-- Start of Task material --

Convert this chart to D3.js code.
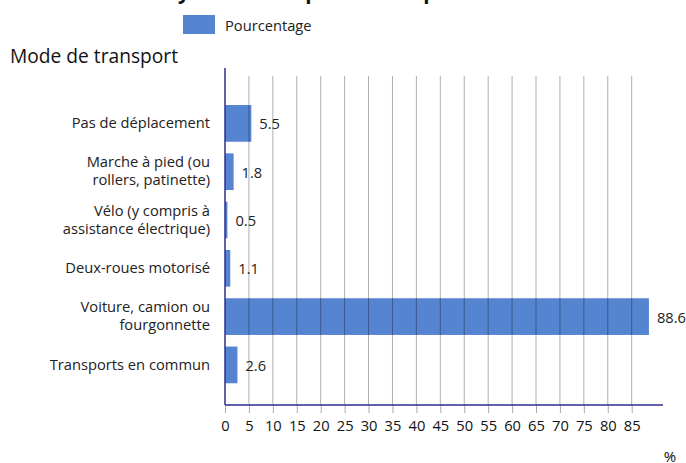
<!DOCTYPE html>
<html>
<head>
<meta charset="utf-8">
<script src="https://cdn.jsdelivr.net/npm/d3@7"></script>
<style>
  html, body { margin: 0; padding: 0; background: #fff; }
  svg { display: block; font-family: "Open Sans", "Noto Sans", sans-serif; }
</style>
</head>
<body>
<svg id="chart" width="686" height="463"></svg>
<script>
// Share of each transport mode (%)
const categories = [
  ["Pas de déplacement"],
  ["Marche à pied (ou", "rollers, patinette)"],
  ["Vélo (y compris à", "assistance électrique)"],
  ["Deux-roues motorisé"],
  ["Voiture, camion ou", "fourgonnette"],
  ["Transports en commun"]
];
const values = [5.5, 1.8, 0.5, 1.1, 88.6, 2.6];
const tickValues = [0, 5, 10, 15, 20, 25, 30, 35, 40, 45, 50, 55, 60, 65, 70, 75, 80, 85];
const seriesName = "Pourcentage";
const yTitle = "Mode de transport";
const xUnit = "%";
const chartTitle = "Moyen de transport utilisé pour aller travailler";

const svg = d3.select("#chart");
const barColor = "#5584d0";
const axisColor = "#2e2e8e";
const fs = 14.7;

const plotLeft = 225, axisEnd = 663, plotTop = 83.3, plotBottom = 405;

const x = d3.scaleLinear().domain([0, 85]).range([plotLeft, 631.7]);
const keys = categories.map((c, i) => i);
const y = d3.scaleBand().domain(keys).range([plotTop, plotBottom])
  .paddingInner(0.24).paddingOuter(0.45);

// Title (top of the page)
svg.append("text")
  .attr("x", 146).attr("y", -1)
  .attr("font-size", 20.5).attr("font-weight", "bold").attr("fill", "#111")
  .text(chartTitle);

// Legend
svg.append("rect").attr("x", 183).attr("y", 15).attr("width", 32).attr("height", 19).attr("fill", barColor);
svg.append("text").attr("x", 225).attr("y", 31).attr("font-size", fs).attr("fill", "#222").text(seriesName);

// Y axis title
svg.append("text").attr("x", 10).attr("y", 63).attr("font-size", 19.2).attr("fill", "#111").text(yTitle);

// Bars
svg.append("g").selectAll("rect").data(values).join("rect")
  .attr("x", x(0))
  .attr("y", (d, i) => y(i))
  .attr("width", d => x(d) - x(0))
  .attr("height", y.bandwidth())
  .attr("fill", barColor);

// Vertical grid lines, drawn over the bars
svg.append("g").selectAll("line").data(tickValues.filter(t => t > 0)).join("line")
  .attr("x1", d => x(d)).attr("x2", d => x(d))
  .attr("y1", 76).attr("y2", plotBottom)
  .attr("stroke", "rgba(0,0,0,0.32)").attr("stroke-width", 1);

// X axis
const xAxis = d3.axisBottom(x).tickValues(tickValues).tickSize(8).tickPadding(8).tickFormat(d3.format("d"));
const gx = svg.append("g").attr("transform", `translate(0,${plotBottom})`).call(xAxis);
gx.select(".domain").remove();
gx.selectAll(".tick line").attr("stroke", "#aaa");
gx.selectAll(".tick text").attr("font-size", fs).attr("fill", "#111").attr("font-family", "Open Sans, Noto Sans, sans-serif");
svg.append("line").attr("x1", plotLeft).attr("x2", axisEnd).attr("y1", plotBottom).attr("y2", plotBottom)
  .attr("stroke", axisColor).attr("stroke-width", 1.5);
svg.append("text").attr("x", 670).attr("y", 462).attr("text-anchor", "middle")
  .attr("font-size", 15).attr("fill", "#111").text(xUnit);

// Y axis line
svg.append("line").attr("x1", plotLeft).attr("x2", plotLeft).attr("y1", 68).attr("y2", plotBottom)
  .attr("stroke", axisColor).attr("stroke-width", 1.5);

// Category labels
const labels = svg.append("g").selectAll("text").data(categories).join("text")
  .attr("text-anchor", "end").attr("font-size", fs).attr("fill", "#222");
labels.each(function(lines, i) {
  const cy = y(i) + y.bandwidth() / 2;
  const first = cy + 4.8 - (lines.length - 1) * 9;
  d3.select(this).selectAll("tspan").data(lines).join("tspan")
    .attr("x", 210).attr("y", (d, j) => first + j * 18).text(d => d);
});

// Value labels
svg.append("g").selectAll("text").data(values).join("text")
  .attr("x", d => x(d) + 8)
  .attr("y", (d, i) => y(i) + y.bandwidth() / 2 + 6)
  .attr("font-size", fs).attr("fill", "#222")
  .text(d => d3.format(".1f")(d));
</script>
</body>
</html>
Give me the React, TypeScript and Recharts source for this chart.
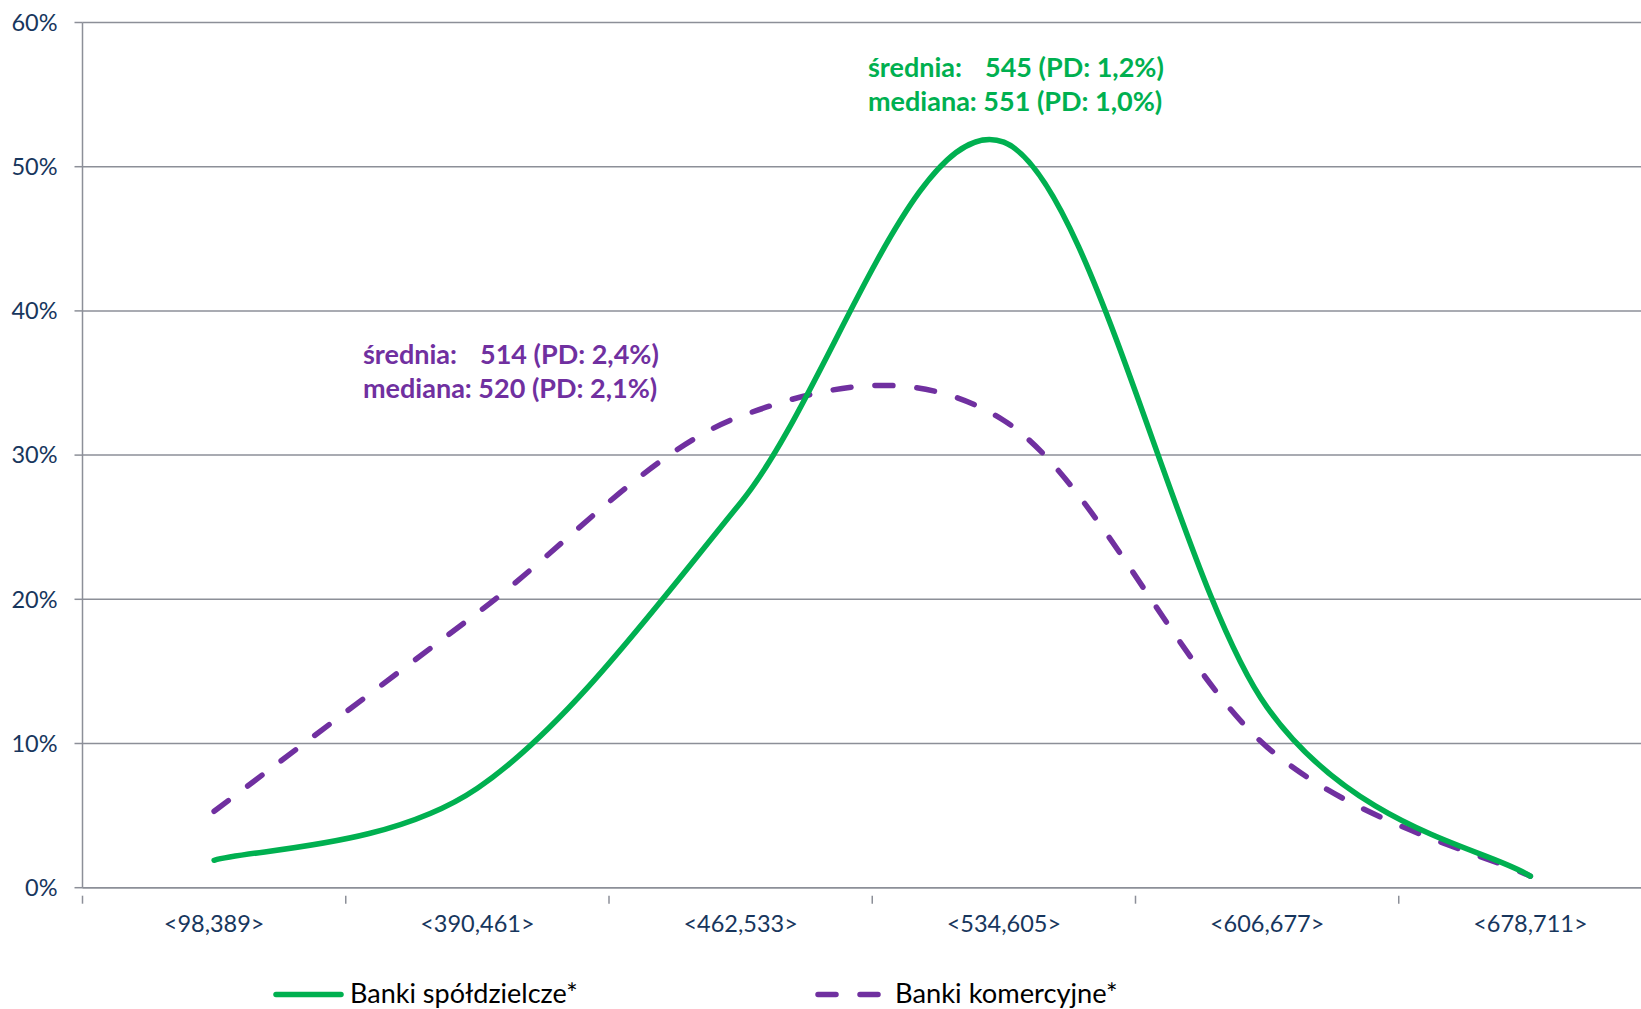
import React from 'react';
import { LineChart, Line, XAxis, YAxis, CartesianGrid, Legend, Customized } from 'recharts';

const categories = ['<98,389>', '<390,461>', '<462,533>', '<534,605>', '<606,677>', '<678,711>'];
const spoldzielcze = [1.9, 6.9, 26.7, 51.7, 12.5, 0.8];
const komercyjne = [5.3, 19.05, 32.7, 32.4, 9.75, 0.8];
const yTicks = [0, 10, 20, 30, 40, 50, 60];

const data = categories.map((c, i) => ({ cat: c, coop: spoldzielcze[i], comm: komercyjne[i] }));

const GREEN = '#00B050';
const PURPLE = '#7030A0';
const NAVY = '#17365D';
const GRID = '#8C8F98';
const FONT = 'Lato, "Open Sans", sans-serif';

// Excel-like smoothed line (uniform Catmull-Rom as cubic Bezier)
const excelSmooth = (context: any) => {
  let pts: [number, number][] = [];
  return {
    areaStart() {},
    areaEnd() {},
    lineStart() {
      pts = [];
    },
    point(x: number, y: number) {
      pts.push([+x, +y]);
    },
    lineEnd() {
      const n = pts.length;
      if (!n) return;
      context.moveTo(pts[0][0], pts[0][1]);
      for (let i = 0; i < n - 1; i++) {
        const p0 = pts[Math.max(i - 1, 0)];
        const p1 = pts[i];
        const p2 = pts[i + 1];
        const p3 = pts[Math.min(i + 2, n - 1)];
        context.bezierCurveTo(
          p1[0] + (p2[0] - p0[0]) / 6,
          p1[1] + (p2[1] - p0[1]) / 6,
          p2[0] - (p3[0] - p1[0]) / 6,
          p2[1] - (p3[1] - p1[1]) / 6,
          p2[0],
          p2[1]
        );
      }
    },
  };
};

const XTick = (props: any) => {
  const { x, y, payload } = props;
  const off = payload && payload.offset ? payload.offset : 0;
  return (
    <g>
      <line x1={x - off} x2={x - off} y1={y} y2={y + 8} stroke={GRID} strokeWidth={1.5} />
      <text x={x} y={y + 36} textAnchor="middle" fill={NAVY} fontSize={23.5} fontFamily={FONT}>
        {payload.value}
      </text>
    </g>
  );
};

const LegendContent = () => (
  <div style={{ position: 'relative', height: 30, width: 1641 }}>
    <svg width={1641} height={30} style={{ position: 'absolute', left: 0, top: 0, overflow: 'visible' }}>
      <line x1={276} x2={341} y1={15.5} y2={15.5} stroke={GREEN} strokeWidth={5.5} strokeLinecap="round" />
      <line x1={818} x2={880} y1={15.5} y2={15.5} stroke={PURPLE} strokeWidth={5.5} strokeLinecap="round" strokeDasharray="18 24" />
      <text x={350} y={24} fill="#000" fontSize={27} fontFamily={FONT}>Banki spółdzielcze*</text>
      <text x={895} y={24} fill="#000" fontSize={27.3} fontFamily={FONT}>Banki komercyjne*</text>
    </svg>
  </div>
);

const Annotations = () => (
  <g fontFamily={FONT} fontWeight={700} fontSize={27}>
    <text x={868} y={77} fill={GREEN}>
      <tspan x={868}>średnia:</tspan>
      <tspan x={985}>545 (PD: 1,2%)</tspan>
    </text>
    <text x={868} y={111} fill={GREEN}>mediana: 551 (PD: 1,0%)</text>
    <text x={363} y={364} fill={PURPLE}>
      <tspan x={363}>średnia:</tspan>
      <tspan x={480}>514 (PD: 2,4%)</tspan>
    </text>
    <text x={363} y={398} fill={PURPLE}>mediana: 520 (PD: 2,1%)</text>
  </g>
);

export default function App() {
  return (
    <div style={{ position: 'fixed', left: 0, top: 0, width: 1641, height: 1009, overflow: 'hidden', background: '#fff' }}>
      <LineChart width={1672} height={1009} data={data} margin={{ top: 22.5, right: 10, bottom: 0, left: 0 }}>
        <CartesianGrid vertical={false} stroke={GRID} strokeWidth={1.5} />
        <XAxis
          dataKey="cat"
          scale="band"
          height={91.3}
          tickLine={false}
          axisLine={{ stroke: GRID, strokeWidth: 1.5 }}
          tick={<XTick />}
          interval={0}
        />
        <YAxis
          width={82.5}
          domain={[0, 60]}
          ticks={yTicks}
          tickFormatter={(v: number) => `${v}%`}
          tickSize={8}
          tickMargin={17}
          axisLine={{ stroke: GRID, strokeWidth: 1.5 }}
          tickLine={{ stroke: GRID, strokeWidth: 1.5 }}
          tick={{ fill: NAVY, fontSize: 23.5, fontFamily: FONT }}
        />
        <Legend verticalAlign="bottom" height={30} content={<LegendContent />} wrapperStyle={{ left: 0, bottom: 0 }} />
        <Line
          type={excelSmooth as any}
          dataKey="comm"
          stroke={PURPLE}
          strokeWidth={5.5}
          strokeDasharray="18 24"
          strokeLinecap="round"
          dot={false}
          activeDot={false}
          isAnimationActive={false}
        />
        <Line
          type={excelSmooth as any}
          dataKey="coop"
          stroke={GREEN}
          strokeWidth={5.5}
          strokeLinecap="round"
          dot={false}
          activeDot={false}
          isAnimationActive={false}
        />
        <Customized component={Annotations} />
      </LineChart>
    </div>
  );
}
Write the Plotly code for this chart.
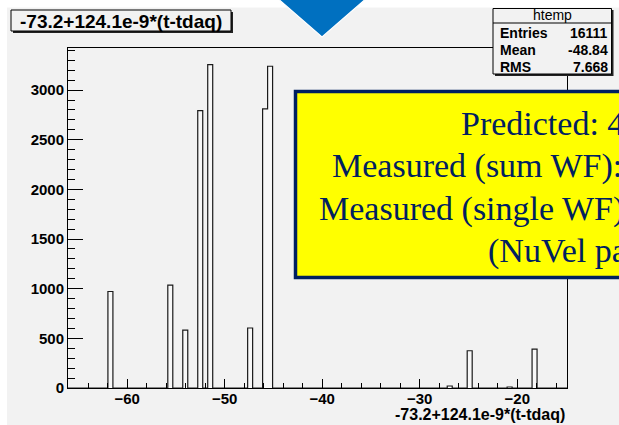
import plotly.graph_objects as go

# ---- data ----
hist_xmin = -66.06
hist_nbins = 100
hist_binwidth = 0.5116
filled_bins = [8, 20, 23, 26, 28, 36, 39, 40, 76, 80, 88, 93]
bin_counts = [972, 1036, 583, 2793, 3256, 604, 2810, 3240, 20, 375, 10, 392]
y_max = 3424

title_text = "-73.2+124.1e-9*(t-tdaq)"
stats_name = "htemp"
stats_labels = ["Entries", "Mean", "RMS"]
stats_values = ["16111", "-48.84", "7.668"]
box_lines = ["Predicted: 4", "Measured (sum WF):", "Measured (single WF)", "(NuVel pa"]

# ---- build histogram outline ----
counts = [0] * hist_nbins
for i, c in zip(filled_bins, bin_counts):
    counts[i] = c
edges = [hist_xmin + k * hist_binwidth for k in range(hist_nbins + 1)]
xs = edges
ys = counts + [0]
xmax = edges[-1]

W, H = 619, 425
ML, MR, MT, MB = 68, 52, 48, 37
PW, PH = W - ML - MR, H - MT - MB


def xp(px):
    return (px - ML) / PW


def yp(py):
    return (H - MB - py) / PH


GREY = "#f2f2f2"
NAVY = "#002060"
SANS = "Liberation Sans, Arial, sans-serif"
SERIF = "Liberation Serif, Times New Roman, serif"

fig = go.Figure()
fig.add_trace(go.Scatter(
    x=xs, y=ys, mode="lines", line=dict(shape="hv", color="#1a1a1a", width=1.2),
    fill="tozeroy", fillcolor="#f8f8f8", hoverinfo="skip", showlegend=False,
))

shapes = []
# white strips (top/left) outside the grey canvas
shapes.append(dict(type="rect", xref="paper", yref="paper", x0=xp(-5), x1=xp(W + 5), y0=yp(-5), y1=yp(7.5),
                   fillcolor="white", line=dict(width=0), layer="above"))
shapes.append(dict(type="rect", xref="paper", yref="paper", x0=xp(-5), x1=xp(7), y0=yp(-5), y1=yp(H + 5),
                   fillcolor="white", line=dict(width=0), layer="above"))
# blue triangle
shapes.append(dict(type="path", xref="paper", yref="paper",
                   path=f"M {xp(276)} {yp(-3)} L {xp(368)} {yp(-3)} L {xp(322)} {yp(37)} Z",
                   fillcolor="#0070c0", line=dict(color="white", width=1.2), layer="above"))
# title box (shadow + box)
shapes.append(dict(type="rect", xref="paper", yref="paper", x0=xp(13), x1=xp(233), y0=yp(33), y1=yp(12),
                   fillcolor="#222", line=dict(width=0), layer="above"))
shapes.append(dict(type="rect", xref="paper", yref="paper", x0=xp(11), x1=xp(231), y0=yp(31), y1=yp(10),
                   fillcolor=GREY, line=dict(color="black", width=1), layer="above"))
# stats box
shapes.append(dict(type="rect", xref="paper", yref="paper", x0=xp(495), x1=xp(613.5), y0=yp(76), y1=yp(10),
                   fillcolor="#222", line=dict(width=0), layer="above"))
shapes.append(dict(type="rect", xref="paper", yref="paper", x0=xp(493), x1=xp(611.5), y0=yp(74), y1=yp(8.5),
                   fillcolor=GREY, line=dict(color="black", width=1), layer="above"))
shapes.append(dict(type="line", xref="paper", yref="paper", x0=xp(493), x1=xp(611.5), y0=yp(23), y1=yp(23),
                   line=dict(color="black", width=1), layer="above"))
# yellow box
shapes.append(dict(type="rect", xref="paper", yref="paper", x0=xp(295.5), x1=xp(660), y0=yp(277.5), y1=yp(91.5),
                   fillcolor="#ffff00", line=dict(color=NAVY, width=3.5), layer="above"))

ann = []
ann.append(dict(xref="paper", yref="paper", x=xp(121), y=yp(21), text=title_text, showarrow=False,
                xanchor="center", yanchor="middle", font=dict(family=SANS, size=19, color="black", weight="bold")))
ann.append(dict(xref="paper", yref="paper", x=1, y=yp(414), text=title_text, showarrow=False,
                xanchor="right", yanchor="middle", font=dict(family=SANS, size=16, color="black", weight="bold")))
ann.append(dict(xref="paper", yref="paper", x=xp(552), y=yp(15.5), text=stats_name, showarrow=False,
                xanchor="center", yanchor="middle", font=dict(family=SANS, size=14, color="black")))
for k, (lab, val) in enumerate(zip(stats_labels, stats_values)):
    yy = 33.5 + k * 16.5
    ann.append(dict(xref="paper", yref="paper", x=xp(498), y=yp(yy), text=lab, showarrow=False,
                    xanchor="left", yanchor="middle", font=dict(family=SANS, size=14, color="black", weight="bold")))
    ann.append(dict(xref="paper", yref="paper", x=xp(610), y=yp(yy), text=val, showarrow=False,
                    xanchor="right", yanchor="middle", font=dict(family=SANS, size=14, color="black", weight="bold")))
line_x = [459, 330, 316.5, 485.5]
line_y = [123.5, 166, 208.5, 250.5]
for t, lx, ly in zip(box_lines, line_x, line_y):
    ann.append(dict(xref="paper", yref="paper", x=xp(lx), y=yp(ly), text=t, showarrow=False,
                    xanchor="left", yanchor="middle", font=dict(family=SERIF, size=34, color=NAVY)))

axis_common = dict(showline=True, linecolor="black", linewidth=1, mirror=True, showgrid=False, zeroline=False,
                   ticks="inside", tickcolor="black", tickwidth=1,
                   tickfont=dict(family=SANS, size=15, color="black", weight="bold"))

fig.update_layout(
    width=W, height=H, margin=dict(l=ML, r=MR, t=MT, b=MB),
    paper_bgcolor=GREY, plot_bgcolor=GREY,
    xaxis=dict(range=[hist_xmin, xmax], tick0=-60, dtick=10, ticklen=9, ticklabelstandoff=-3,
               minor=dict(ticks="inside", ticklen=5, dtick=2, tick0=-60, tickcolor="black"),
               **axis_common),
    yaxis=dict(range=[0, y_max], tick0=0, dtick=500, ticklen=15,
               minor=dict(ticks="inside", ticklen=7, dtick=100, tickcolor="black"),
               **axis_common),
    shapes=shapes, annotations=ann, showlegend=False,
)
# place the figure at the window's top-left corner (no page margin / scrollbars)
fig.write_html(
    "out.html",
    config={"displayModeBar": False},
    post_script="document.body.style.margin='0';document.body.style.overflow='hidden';"
                "document.documentElement.style.overflow='hidden';",
)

-- End of Task material --

:: Brief ::
Copy out exactly the material that runs from the line with "Give me the" to the line with "const yTicks = [0, 10, 20, 30, 40, 50, 60];", ends included, and leave the pictures behind.

:: Exercise output ::
Give me the React, TypeScript and Recharts source for this chart.
import React from 'react';
import { LineChart, Line, XAxis, YAxis, CartesianGrid, Legend, Customized } from 'recharts';

const categories = ['<98,389>', '<390,461>', '<462,533>', '<534,605>', '<606,677>', '<678,711>'];
const spoldzielcze = [1.9, 6.9, 26.7, 51.7, 12.5, 0.8];
const komercyjne = [5.3, 19.05, 32.7, 32.4, 9.75, 0.8];
const yTicks = [0, 10, 20, 30, 40, 50, 60];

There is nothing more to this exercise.